The company announced an open offer for acquisition of up to 3.7 crore equity shares of USL at R3,030 a share, amounting to R11,448 crore. The price is 18.5% premium to Fridays closing price of R2,557 a share and is more than double the R1,440 a share price Diageo had offered in the first open offer in November 2012.
The announcement lifted USL scrip to an all-time high of R2,940 on the BSE on Tuesday. The scrip closed at R2,853, gaining 11.5% over the previous day's close.
Diageo holds 28.78% in United Spirits via one of its international arms, Relay BV. This does not include the treasury stock of 2.38%. A full acceptance of the offer would take Diageos stake up to 54.78% in the company and voting power to above 65%, according to an IDFC report.
As of March 2014, the promoter group entity control held around 38.62% in the company, while FIIs held 40.14% and DIIs 3.97%, shareholding pattern updated on the BSE shows.

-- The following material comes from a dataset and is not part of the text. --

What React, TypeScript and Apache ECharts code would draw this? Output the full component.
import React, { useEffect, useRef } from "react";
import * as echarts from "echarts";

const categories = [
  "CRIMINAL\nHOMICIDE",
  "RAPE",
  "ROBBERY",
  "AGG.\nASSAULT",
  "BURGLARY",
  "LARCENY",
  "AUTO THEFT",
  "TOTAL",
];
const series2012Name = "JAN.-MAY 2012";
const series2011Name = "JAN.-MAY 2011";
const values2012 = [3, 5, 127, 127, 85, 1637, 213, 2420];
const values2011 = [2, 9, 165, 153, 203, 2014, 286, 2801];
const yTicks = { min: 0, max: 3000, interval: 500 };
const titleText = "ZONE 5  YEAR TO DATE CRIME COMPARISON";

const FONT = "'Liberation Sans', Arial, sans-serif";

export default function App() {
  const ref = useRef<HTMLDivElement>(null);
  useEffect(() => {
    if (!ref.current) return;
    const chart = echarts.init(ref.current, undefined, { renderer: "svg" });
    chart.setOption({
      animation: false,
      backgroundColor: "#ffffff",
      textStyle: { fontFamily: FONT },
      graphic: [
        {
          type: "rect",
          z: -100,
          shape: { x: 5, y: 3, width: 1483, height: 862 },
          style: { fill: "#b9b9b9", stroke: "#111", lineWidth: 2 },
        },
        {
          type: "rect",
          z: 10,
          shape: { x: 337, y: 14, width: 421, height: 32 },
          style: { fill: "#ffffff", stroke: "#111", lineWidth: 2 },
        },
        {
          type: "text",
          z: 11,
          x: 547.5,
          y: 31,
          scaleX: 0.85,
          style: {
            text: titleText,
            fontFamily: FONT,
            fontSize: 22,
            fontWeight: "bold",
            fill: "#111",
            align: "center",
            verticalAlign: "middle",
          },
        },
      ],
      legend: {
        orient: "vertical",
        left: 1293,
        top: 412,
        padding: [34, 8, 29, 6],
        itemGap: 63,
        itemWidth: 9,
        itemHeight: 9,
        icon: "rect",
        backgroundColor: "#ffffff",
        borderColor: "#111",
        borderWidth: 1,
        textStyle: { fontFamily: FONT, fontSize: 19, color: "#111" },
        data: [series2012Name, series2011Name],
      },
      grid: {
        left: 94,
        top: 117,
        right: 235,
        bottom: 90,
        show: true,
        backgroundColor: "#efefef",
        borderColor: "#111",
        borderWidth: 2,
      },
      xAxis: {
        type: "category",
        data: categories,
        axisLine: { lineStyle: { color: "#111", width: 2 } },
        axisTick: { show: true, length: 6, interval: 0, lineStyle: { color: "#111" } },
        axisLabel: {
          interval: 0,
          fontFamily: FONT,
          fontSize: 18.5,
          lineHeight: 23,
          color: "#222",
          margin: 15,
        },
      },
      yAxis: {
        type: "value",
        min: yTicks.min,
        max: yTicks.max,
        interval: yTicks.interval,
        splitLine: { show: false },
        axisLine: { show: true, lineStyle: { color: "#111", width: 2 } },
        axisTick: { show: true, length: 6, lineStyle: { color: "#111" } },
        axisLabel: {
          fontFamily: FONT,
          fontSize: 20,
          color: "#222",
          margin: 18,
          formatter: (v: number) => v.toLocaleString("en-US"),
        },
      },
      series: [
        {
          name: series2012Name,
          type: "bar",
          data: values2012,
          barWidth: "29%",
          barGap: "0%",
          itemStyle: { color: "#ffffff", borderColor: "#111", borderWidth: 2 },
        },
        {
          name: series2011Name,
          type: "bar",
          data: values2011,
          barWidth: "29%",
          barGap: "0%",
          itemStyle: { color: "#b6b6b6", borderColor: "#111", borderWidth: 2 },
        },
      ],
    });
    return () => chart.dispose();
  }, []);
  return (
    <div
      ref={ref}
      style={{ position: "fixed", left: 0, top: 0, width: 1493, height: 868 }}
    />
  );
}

In 18 months, Diageo has announced a second open offer at over 2x the initial one announced in November 2012 at R1,440 a share. We believe this indicates Diageos confidence in the potential of the USL business as well as its commitment to India as a market. We do not expect a full acceptance for the offer and believe longer-term investors will wait for the premiumisation theme to play out in USL over the next 18-24 months, said a research note by IDFC Securities Research.

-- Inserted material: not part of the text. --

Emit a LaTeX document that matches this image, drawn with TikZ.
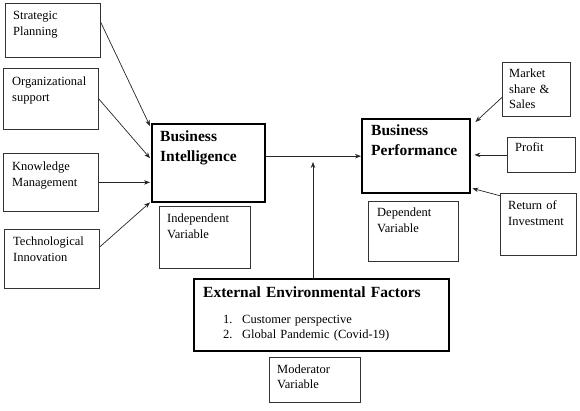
\documentclass[tikz,border=0pt]{standalone}
\usepackage{fontspec}
\setmainfont{Liberation Serif}
\usetikzlibrary{arrows.meta,calc}
\begin{document}
\begin{tikzpicture}[x=1pt,y=-1pt,
 box/.style={draw=black!80,line width=0.8pt,inner sep=0,anchor=north west},
 bigbox/.style={draw=black,line width=2.4pt,inner sep=0,anchor=north west},
 txt/.style={anchor=base west,inner sep=0,font=\fontsize{12.5}{15.5}\selectfont,text width=110pt,align=left},
 btxt/.style={anchor=base west,inner sep=0,font=\fontsize{15.5}{20}\selectfont\bfseries,text width=230pt,align=left},
 arr/.style={-{Stealth[length=6pt,width=4.5pt]},line width=0.7pt,draw=black!85}]
\useasboundingbox (0,0) rectangle (580,411);
% boxes
\node[box,minimum width=95pt,minimum height=54pt] (sp) at (5,3) {};
\node[box,minimum width=95pt,minimum height=61pt] (os) at (3,68) {};
\node[box,minimum width=95pt,minimum height=58pt] (km) at (3,153) {};
\node[box,minimum width=95pt,minimum height=59pt] (ti) at (4,229) {};
\node[bigbox,minimum width=113pt,minimum height=78pt] (bi) at (151,123) {};
\node[box,minimum width=91pt,minimum height=62pt] (iv) at (159,206) {};
\node[bigbox,minimum width=108pt,minimum height=74pt] (bp) at (361,118) {};
\node[box,minimum width=68pt,minimum height=54pt] (ms) at (502,62) {};
\node[box,minimum width=68pt,minimum height=35pt] (pr) at (507,137) {};
\node[box,minimum width=76pt,minimum height=62pt] (roi) at (500,193) {};
\node[box,minimum width=90pt,minimum height=60pt] (dv) at (368,201) {};
\node[bigbox,minimum width=255pt,minimum height=72pt] (eef) at (193,278) {};
\node[box,minimum width=91pt,minimum height=45pt] (mv) at (269,357) {};
% texts
\node[txt] (tsp) at (13,20) {Strategic\\Planning};
\node[txt] (tos) at (12,86) {Organizational\\support};
\node[txt] (tkm) at (12,171) {Knowledge\\Management};
\node[txt] (tti) at (13,246) {Technological\\Innovation};
\node[btxt] (tbi) at (160,142) {Business\\Intelligence};
\node[txt] (tiv) at (167,223) {Independent\\Variable};
\node[btxt] (tbp) at (371,136) {Business\\Performance};
\node[txt] (tms) at (509,78) {Market\\share \&\\Sales};
\node[txt] (tpr) at (515,152) {Profit};
\node[txt] (troi) at (508,210) {Return of\\Investment};
\node[txt] (tdv) at (377,217) {Dependent\\Variable};
\node[btxt] (teef) at (203,297) {External Environmental Factors};
\node[txt,text width=220pt] (tlist) at (223,323) {\makebox[19pt][l]{1.}Customer perspective\\\makebox[19pt][l]{2.}Global Pandemic (Covid-19)};
\node[txt] (tmv) at (277,373) {Moderator\\Variable};
% connectors
\draw[arr] ([yshift=8pt]sp.east) -- ([xshift=-1pt,yshift=-3pt]bi.north west);
\draw[arr] (os.east) -- ([xshift=-1pt,yshift=5pt]bi.west);
\draw[arr] (km.east) -- ([xshift=-1pt]km.east -| bi.west);
\draw[arr] ([yshift=12pt]ti.east) -- ([xshift=-1pt,yshift=1pt]bi.south west);
\draw[arr] (bp.west -| bi.east) -- (bp.west);
\coordinate (mod) at (313,162);
\draw[arr] (eef.north -| mod) -- (mod);
\draw[arr] ([yshift=-8pt]ms.west) -- ([xshift=4pt,yshift=-4pt]bp.north east);
\draw[arr] (pr.west) -- ([xshift=3pt]pr.west -| bp.east);
\draw[arr] ([xshift=1pt,yshift=-3pt]roi.north west) -- ([xshift=1pt,yshift=6pt]bp.south east);
\end{tikzpicture}
\end{document}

According to analysts, the open offer seemed attractive and even presented an arbitrage opportunity, meaning investors could buy USL shares from the market and surrender them in the open offer. Brokerage Anand Rathi believes that investors can make decent returns if the acceptance ratio for the open offer turns out to be either 67.6% or 61.5%.

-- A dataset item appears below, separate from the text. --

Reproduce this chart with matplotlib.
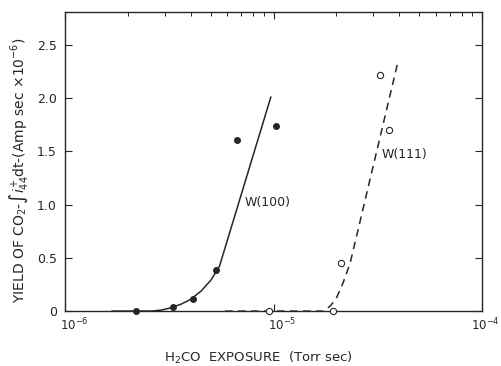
import matplotlib
matplotlib.use("Agg")
import matplotlib.pyplot as plt
import matplotlib.transforms as mtransforms
from matplotlib.ticker import LogLocator, NullFormatter, FixedLocator

# measured points
w100_x = [2.2e-6, 3.3e-6, 4.1e-6, 5.3e-6, 6.7e-6, 1.03e-5]
w100_y = [0.0, 0.04, 0.11, 0.39, 1.61, 1.74]
w111_x = [9.5e-6, 1.93e-5, 2.11e-5, 3.24e-5, 3.58e-5]
w111_y = [0.0, 0.0, 0.45, 2.22, 1.70]

# hand-drawn fit curves
fit100_x = [1.68e-6, 2.6e-6, 2.9e-6, 3.2e-6, 3.6e-6, 4.0e-6, 4.5e-6, 5.0e-6, 5.5e-6, 9.7e-6]
fit100_y = [0.0, 0.0, 0.01, 0.03, 0.065, 0.11, 0.19, 0.29, 0.42, 2.01]
fit111_x = [5.85e-6, 1.73e-5, 1.87e-5, 2.0e-5, 2.15e-5, 2.33e-5, 3.95e-5]
fit111_y = [0.0, 0.0, 0.047, 0.12, 0.26, 0.45, 2.34]

y_ticks = [0, 0.5, 1.0, 1.5, 2.0, 2.5]
y_labels = ["0", "0.5", "1.0", "1.5", "2.0", "2.5"]
x_ticks = [1e-6, 1e-5, 1e-4]
x_labels = [r"$10^{-6}$", r"$10^{-5}$", r"$10^{-4}$"]

INK = "0.15"

fig = plt.figure(figsize=(5.01, 3.66), dpi=100)
ax = fig.add_axes([0.130, 0.150, 0.832, 0.817])

ax.plot(fit100_x, fit100_y, "-", color=INK, lw=1.1, clip_on=False)
ax.plot(fit111_x, fit111_y, "--", color=INK, lw=1.1, dashes=(5, 3.5), clip_on=False)
ax.plot(w100_x, w100_y, "o", ms=4, color=INK, clip_on=False, zorder=5)
ax.plot(w111_x, w111_y, "o", ms=4.5, mfc="white", mec=INK, mew=0.8,
        clip_on=False, zorder=5)

ax.text(7.3e-6, 1.02, "W(100)", fontsize=9, color=INK, va="center")
ax.text(3.3e-5, 1.47, "W(111)", fontsize=9, color=INK, va="center")

ax.set_xscale("log")
ax.set_xlim(1e-6, 1e-4)
ax.set_ylim(0, 2.81)

ax.xaxis.set_major_locator(FixedLocator(x_ticks))
ax.set_xticklabels(x_labels)
ax.xaxis.set_minor_locator(LogLocator(base=10, subs=range(2, 10)))
ax.xaxis.set_minor_formatter(NullFormatter())
ax.set_yticks(y_ticks)
ax.set_yticklabels(y_labels)

ax.tick_params(axis="both", which="major", direction="in", length=5,
               width=0.8, colors=INK, labelsize=9, top=True, right=True)
ax.tick_params(axis="x", which="minor", direction="in", length=3,
               width=0.6, top=True, bottom=False)
ax.tick_params(axis="y", pad=6)
ax.tick_params(axis="x", pad=4, labelsize=8.5)

# tick labels sit a little right of their ticks in the original
for lab, dx in zip(ax.get_xticklabels(), [9, 9, 3]):
    shift = mtransforms.ScaledTranslation(dx / 100, 0, fig.dpi_scale_trans)
    lab.set_transform(lab.get_transform() + shift)

for s in ax.spines.values():
    s.set_color(INK)
    s.set_linewidth(1.0)

ax.set_ylabel(r"YIELD OF CO$_2$-$\int i^{+}_{44}$dt-(Amp sec $\times$10$^{-6}$)",
              fontsize=10, color=INK)
ax.yaxis.set_label_coords(-0.085, 0.47)
ax.set_xlabel("H$_2$CO  EXPOSURE  (Torr sec)", fontsize=9.5, color=INK)
ax.xaxis.set_label_coords(0.465, -0.13)

fig.savefig("out.png", dpi=100)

Experts suggested that the USL stock is expensive, with an estimated price to earnings multiple of 161.1 for FY14.The price of the stock has more than doubled since November 2012, when Diageo first announced its intention to purchase stake in USL.
If you are an investor with a 2-3 year horizon, it makes sense to tender shares in the open offer considering the valuations one is likely to get during this period. Long-term investors, however, may choose to hold on to the shares, said a research head of a fund house.
Diageo had picked up 2.4% in USL for R866 crore in February 2014, raising its stake to 28.8%. In November 2013, Diageo had bought a 1.35% stake for R472 crore from Morgan Stanley Asia (Singapore) PTE at R2,440 per share.